I ride 48 18 and I've managed some fairly steep hills on it. It's not too bad a gear on descents and on the flat. Have debated swapping it around but have never got round to it.


----------



## MrGrumpy (27 Feb 2015)

Well...... just about to change mine from a 48 x 16 to a 48 x 18, i`m a gear masher but these last few weeks with the wind has made me rethink and I think for me knees sake its time to change to something a bit easier for the commute. Also hoping that I can get a bit more life out of my chains and sprockets for this minimal maintenance malarky with fixed gears is a misnommer!


----------



## broady (27 Feb 2015)

I miss read a crank as what I thought was 48. A 38 arrived through the post, rather than send it back I opted to spend more money and buy a 12 & 13 tooth sproket kit (I've no idea what length this gave), but I did quite like it.
I ended up sticking with the 38x13
Not actually sure what is on my other ss, but I know its ??x16


----------



## totallyfixed (28 Feb 2015)

Racing roadkill said:


> Fixies work. Go for the biggest chain ring and smallest sprocket you can get away with, with the chain you have. Then use your legs. 48/16 is very acceptable.

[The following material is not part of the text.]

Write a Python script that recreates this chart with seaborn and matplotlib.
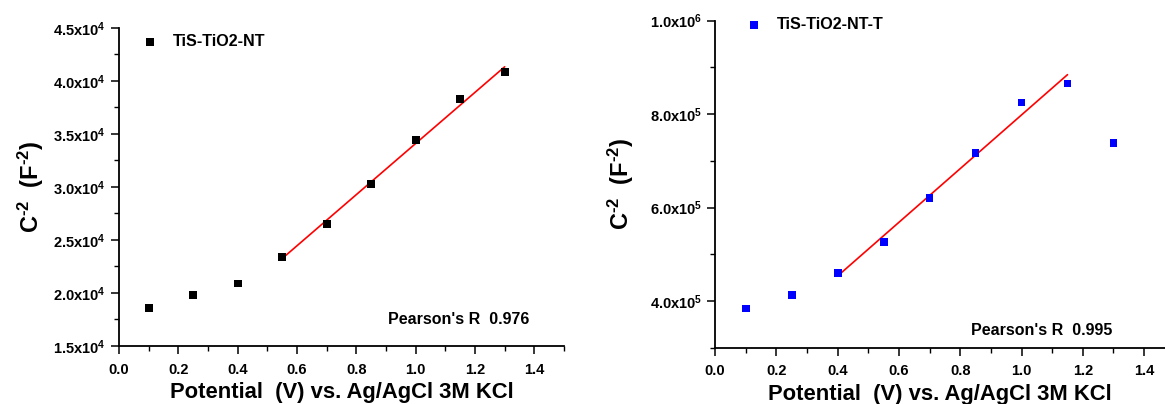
import numpy as np
import pandas as pd
import matplotlib
matplotlib.use("Agg")
import matplotlib.pyplot as plt
from matplotlib.ticker import MultipleLocator, FixedLocator, FuncFormatter
import seaborn as sns

# Mott-Schottky data: applied potential (V vs Ag/AgCl) and C^-2 (F^-2)
potential = [0.10, 0.25, 0.40, 0.55, 0.70, 0.85, 1.00, 1.15, 1.30]
c2_nt = [1.856e4, 1.980e4, 2.090e4, 2.342e4, 2.654e4, 3.025e4, 3.440e4, 3.827e4, 4.088e4]
c2_nt_t = [3.84e5, 4.12e5, 4.60e5, 5.27e5, 6.20e5, 7.16e5, 8.25e5, 8.655e5, 7.38e5]

label_nt = "TiS-TiO2-NT"
label_nt_t = "TiS-TiO2-NT-T"
pearson_nt = "Pearson's R  0.976"
pearson_nt_t = "Pearson's R  0.995"

# linear-fit windows (potential range used for the flat-band fit)
fit_nt = (0.55, 1.30)
fit_nt_t = (0.40, 1.15)

sns.set_style("ticks", {"axes.edgecolor": "black", "text.color": "black",
                        "axes.labelcolor": "black", "xtick.color": "black",
                        "ytick.color": "black"})
plt.rcParams["font.family"] = ["Liberation Sans", "DejaVu Sans"]
plt.rcParams["font.weight"] = "bold"
plt.rcParams["mathtext.fontset"] = "custom"
plt.rcParams["mathtext.rm"] = "Liberation Sans:bold"
plt.rcParams["mathtext.bf"] = "Liberation Sans:bold"
plt.rcParams["mathtext.it"] = "Liberation Sans:bold"
plt.rcParams["mathtext.default"] = "rm"

df_nt = pd.DataFrame({"E": potential, "C2": c2_nt})
df_nt_t = pd.DataFrame({"E": potential, "C2": c2_nt_t})

fig = plt.figure(figsize=(11.65, 4.04), dpi=100)
ax1 = fig.add_axes([0.1021, 0.1436, 0.3820, 0.7871])
ax2 = fig.add_axes([0.6137, 0.1394, 0.3863, 0.8094])


def sci_fmt(v, pos):
    exp = int(np.floor(np.log10(abs(v))))
    mant = v / 10 ** exp
    return f"{mant:.1f}x10$^{{{exp}}}$"


def draw(ax, df, color, label, fit, pearson, ylim, ymaj, ymin, xmax, ptxt, ylpad, leg_anchor):
    sns.scatterplot(data=df, x="E", y="C2", ax=ax, marker="s", s=32,
                    color=color, edgecolor="none", label=label, zorder=3)
    sub = df[(df["E"] >= fit[0] - 1e-9) & (df["E"] <= fit[1] + 1e-9)]
    sns.regplot(data=sub, x="E", y="C2", ax=ax, scatter=False, ci=None,
                line_kws={"color": "red", "lw": 1.2}, truncate=True)
    ax.set_xlim(0, xmax)
    ax.set_ylim(*ylim)
    ax.xaxis.set_major_locator(FixedLocator(np.round(np.arange(0, 1.41, 0.2), 2)))
    ax.xaxis.set_minor_locator(MultipleLocator(0.1))
    ax.yaxis.set_major_locator(MultipleLocator(ymaj))
    ax.yaxis.set_minor_locator(MultipleLocator(ymin))
    ax.xaxis.set_major_formatter(FuncFormatter(lambda v, p: f"{v:.1f}"))
    ax.yaxis.set_major_formatter(FuncFormatter(sci_fmt))
    ax.tick_params(which="major", length=6, width=1.1, labelsize=10.5, direction="out")
    ax.tick_params(axis="x", which="major", pad=6)
    ax.tick_params(which="minor", length=3.5, width=1.0, direction="out")
    sns.despine(ax=ax)
    for sp in ("left", "bottom"):
        ax.spines[sp].set_linewidth(1.3)
    ax.set_xlabel("Potential  (V) vs. Ag/AgCl 3M KCl", fontsize=15.8, fontweight="bold", labelpad=4)
    ax.set_ylabel("C$^{\\text{-}2}$  (F$^{\\text{-}2}$)", fontsize=17, fontweight="bold", labelpad=ylpad)
    ax.legend(loc="upper left", frameon=False, handletextpad=0.45,
              borderaxespad=0.2, bbox_to_anchor=leg_anchor, prop={"weight": "bold", "size": 11.6})
    ax.text(ptxt[0], ptxt[1], pearson, transform=ax.transAxes, fontsize=11.5,
            fontweight="bold", va="center", ha="left")


draw(ax1, df_nt, "black", label_nt, fit_nt, pearson_nt, (1.5e4, 4.5e4), 0.5e4, 0.25e4, 1.5,
     (0.604, 0.082), 5, (0.011, 1.01))
draw(ax2, df_nt_t, "#0000ff", label_nt_t, fit_nt_t, pearson_nt_t, (3.0e5, 1.0e6), 2e5, 1e5, 1.468,
     (0.569, 0.054), 10, (0.029, 1.04))

fig.savefig("out.png", dpi=100)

48x16, ok on the flat but in the hills? I would like to see that.


----------



## MrGrumpy (28 Feb 2015)

its doable on hills but you are grinding and honking up them as for the long hills yes forget it, been there and got the t shirt, painful!!


----------



## Dave Davenport (28 Feb 2015)

I ride a fixed around the forest a lot and find a 44x16 works well for me, unless I'm trying to stay with a (geared) group and there's a tailwind.


----------



## totallyfixed (28 Feb 2015)

MrGrumpy said:


> its doable on hills but you are grinding and honking up them as for the long hills yes forget it, been there and got the t shirt, painful!!


This of course depends on your definition of hills .
5-6% rolling
Up to 11% moderately hilly, not too difficult
11-14% hilly, hard work
14-18% doable but only just, needs to be a short hill if at the upper end.

This on 50 x 18


----------



## ColinJ (28 Feb 2015)

Barking mad, the lot of you fixters! 

I'll stick to twiddling up steep stuff in 26/28 or 28/29 if I need to, and freewheeling down the fast descents. I just checked my GPS and the max speed on it since I last reset it was 84 kph ... that would be about 240 rpm in a 50/18 gear - rather you, than me!


----------



## dave r (28 Feb 2015)

I either ride 46x18 or 44x18, I've experimented with other ratio's but those two seem to be the ones that suite me.


----------



## screenman (1 Mar 2015)

Froomie to ride fixed in the Tour seems it is faster.


----------



## Old Plodder (27 Mar 2015)

I used to ride 63" in hilly terrain, now I'm older (& less fit) I ride a 60" S/Spd.


----------



## Wightdragon (3 Apr 2015)

Dave Davenport said:


> I ride a fixed around the forest a lot and find a 44x16 works well for me, unless I'm trying to stay with a (geared) group and there's a tailwind.


Too quick for them?


----------



## Dave Davenport (3 Apr 2015)

Wightdragon said:


> Too quick for them?


If only.


----------